Speaking at ETF Stream’sETF Ecosystem Unwrapped event, Guerin explained that arbitrarily limiting ETFs to singular factors or factor-specific indices could potentially limit returns.

“For example, in one of the best value rallies ever, growth stocks have done pretty well,” he said, referring to US stocks and their recovery in the past 12 months. “Every question we get is about value or growth, but we think these factors can move pretty well together.”

With a bullish outlook now for the US economy, and in-house expectations of 25% potential upside in 2021, Guerin explained how a broad-based approach could help well-designed ETFs to capture overlooked upside.

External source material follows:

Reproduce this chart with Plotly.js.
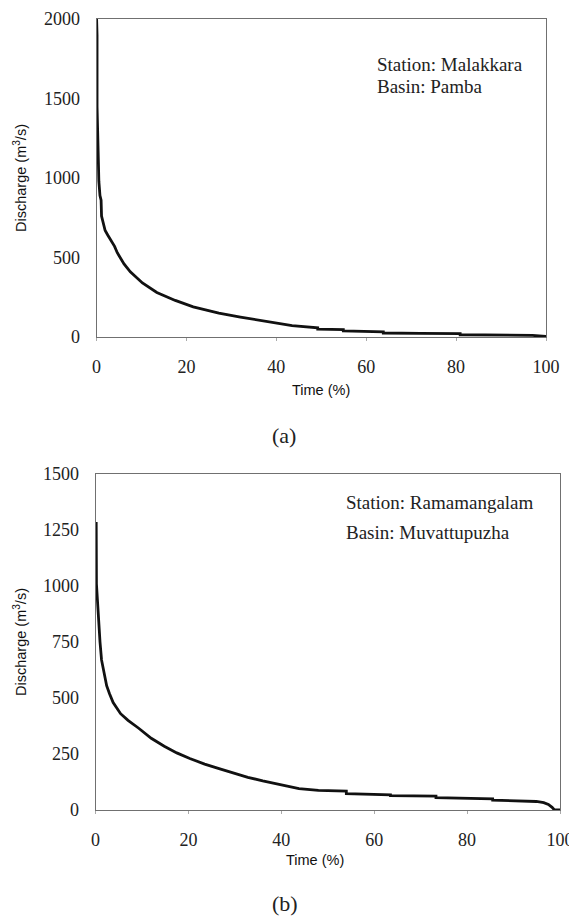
<!DOCTYPE html>
<html>
<head>
<meta charset="utf-8">
<script src="https://cdn.plot.ly/plotly-3.0.1.min.js"></script>
<style>html,body{margin:0;padding:0;background:#fff;overflow:hidden;}</style>
</head>
<body>
<div id="chart" style="width:569px;height:922px;"></div>
<script>
// Panel (a): Station Malakkara, Basin Pamba
const timeA = [0, 0.1, 0.1, 0.2, 0.3, 0.5, 0.75, 1.0, 1.1, 1.5, 1.9, 2.5, 3.1, 4.0, 4.6, 6.1, 7.5, 10.2, 13.4, 17.5, 21.5, 27.2, 32, 35.4, 40, 43.5, 49.2, 49.2, 54.9, 54.9, 63.8, 63.8, 72, 80.9, 80.9, 90, 97, 100];
const dischargeA = [2000, 1900, 1450, 1300, 1050, 980, 890, 860, 760, 720, 670, 640, 610, 570, 530, 460, 410, 340, 280, 230, 190, 150, 125, 110, 90, 72, 58, 50, 46, 38, 32, 25, 23, 21, 14, 12, 10, 3];

// Panel (b): Station Ramamangalam, Basin Muvattupuzha
const timeB = [0, 0.15, 0.2, 0.26, 0.4, 0.6, 0.97, 1.3, 1.8, 2.4, 3.0, 3.8, 5.4, 7.0, 9.3, 12, 14.8, 17.5, 20.3, 23.5, 26.6, 29.7, 32.8, 36, 39.1, 43.8, 48, 54.0, 54.0, 63.5, 63.5, 73.3, 73.3, 85.5, 85.5, 90, 94.9, 96.5, 97.5, 98.3, 98.8, 100];
const dischargeB = [1280, 1280, 1010, 990, 900, 840, 750, 670, 610, 555, 520, 480, 430, 400, 365, 320, 285, 255, 230, 205, 185, 165, 146, 130, 115, 95, 88, 84, 73, 68, 64, 62, 55, 50, 44, 42, 38, 33, 25, 12, 0, 0];

const xTicks = [0, 20, 40, 60, 80, 100];
const yTicksA = [0, 500, 1000, 1500, 2000];
const yTicksB = [0, 250, 500, 750, 1000, 1250, 1500];
const stationA = ["Station: Malakkara", "Basin: Pamba"];
const stationB = ["Station: Ramamangalam", "Basin: Muvattupuzha"];

const serif = {family: "Liberation Serif, Times New Roman, serif", size: 18, color: "#222"};
const note = {family: "Liberation Serif, Times New Roman, serif", size: 19, color: "#222"};
const sans = {family: "Liberation Sans, Arial, sans-serif", size: 14.5, color: "#111"};
const frameColor = "#707070";

const traces = [
  {x: timeA, y: dischargeA, xaxis: "x", yaxis: "y", mode: "lines",
   line: {color: "#111", width: 2.8}, hoverinfo: "skip"},
  {x: timeB, y: dischargeB, xaxis: "x2", yaxis: "y2", mode: "lines",
   line: {color: "#111", width: 2.8}, hoverinfo: "skip"}
];

function xax(domain, anchor) {
  return {domain: domain, anchor: anchor, range: [0, 100], tickvals: xTicks,
    ticktext: xTicks.map(String), showgrid: false, zeroline: false,
    showline: true, mirror: true, linecolor: frameColor, linewidth: 1,
    ticks: "outside", ticklen: 3, tickcolor: "#aaa", ticklabelstandoff: 10,
    ticklabeloverflow: "allow", tickfont: serif, fixedrange: true};
}
function yax(domain, anchor, range, vals) {
  return {domain: domain, anchor: anchor, range: range, tickvals: vals,
    ticktext: vals.map(String), showgrid: false, zeroline: false,
    showline: true, mirror: true, linecolor: frameColor, linewidth: 1,
    ticks: "", ticklabelstandoff: 12, ticklabeloverflow: "allow",
    tickfont: serif, fixedrange: true};
}

const W = 569, H = 922;
const px = v => v / W, py = v => 1 - v / H;

const layout = {
  width: W, height: H, showlegend: false,
  margin: {l: 0, r: 0, t: 0, b: 0},
  paper_bgcolor: "#fff", plot_bgcolor: "#fff",
  xaxis: xax([px(96.6), px(546)], "y"),
  yaxis: yax([py(337), py(19)], "x", [0, 2000], yTicksA),
  xaxis2: xax([px(95.5), px(560)], "y2"),
  yaxis2: yax([py(810), py(474)], "x2", [0, 1500], yTicksB),
  annotations: [
    {xref: "x", yref: "y", x: 62.0, y: 1711, text: stationA[0], showarrow: false, xanchor: "left", yanchor: "middle", font: note},
    {xref: "x", yref: "y", x: 62.0, y: 1573, text: stationA[1], showarrow: false, xanchor: "left", yanchor: "middle", font: note},
    {xref: "x2", yref: "y2", x: 53.5, y: 1375, text: stationB[0], showarrow: false, xanchor: "left", yanchor: "middle", font: note},
    {xref: "x2", yref: "y2", x: 53.5, y: 1240, text: stationB[1], showarrow: false, xanchor: "left", yanchor: "middle", font: note},
    {xref: "paper", yref: "paper", x: px(321), y: py(390), text: "Time (%)", showarrow: false, xanchor: "center", yanchor: "middle", font: sans},
    {xref: "paper", yref: "paper", x: px(315), y: py(860), text: "Time (%)", showarrow: false, xanchor: "center", yanchor: "middle", font: sans},
    {xref: "paper", yref: "paper", x: px(20), y: py(178), text: "Discharge (m<sup>3</sup>/s)", textangle: -90, showarrow: false, xanchor: "center", yanchor: "middle", font: sans},
    {xref: "paper", yref: "paper", x: px(20), y: py(642), text: "Discharge (m<sup>3</sup>/s)", textangle: -90, showarrow: false, xanchor: "center", yanchor: "middle", font: sans},
    {xref: "paper", yref: "paper", x: px(284), y: py(435), text: "(a)", showarrow: false, xanchor: "center", yanchor: "middle", font: {family: serif.family, size: 22, color: "#222"}},
    {xref: "paper", yref: "paper", x: px(285), y: py(903), text: "(b)", showarrow: false, xanchor: "center", yanchor: "middle", font: {family: serif.family, size: 22, color: "#222"}}
  ]
};

Plotly.newPlot("chart", traces, layout, {staticPlot: true, displayModeBar: false});
</script>
</body>
</html>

“We believe the magnitude of the recovery, and the impact of government stimulation, means in the short run stocks will run,” he said.

“This idea of value vs growth, when you really dig into it a lot of counterintuitive arguments come up. Maybe having both is always a pretty good idea. We know what caused the recovery, the vaccine announcement – which was one of the most unpredictable things in stock market history.”

As such, Guerin explained to the audience how issuers should acknowledge how these factors are now behaving. To best capture these factors and build strategies with a better chance of outperforming the competition, he advocated a strict rules-based approach for portfolio construction.

“Remember ETFs are basically transparent tradeable bundles of risk, we think of them as shipping containers,” Guerin continued. “For example, if we look at indexes against ETFs, over 12 months, the S&P 500 Value index was up 53%. Our cloud computing ETF was up 76% over the same period!”

This approach could be of interest to ETF providers looking to capture ESG inflows, as Guerin’s data work unveiled: “When you use a rules-based process like this for portfolio creation, fascinating things come up. For example, we take the MSCI All Country ESG Leaders index and put it through our process to take out the best 50 ranked securities.

“What is remarkable is it produced an ETF of holdings with a higher ESG ranking than the index itself, in fact, it has a higher ESG score than any other ESG index-focused ETF. Which is fascinating as we were just looking for high quality, low volatility companies!"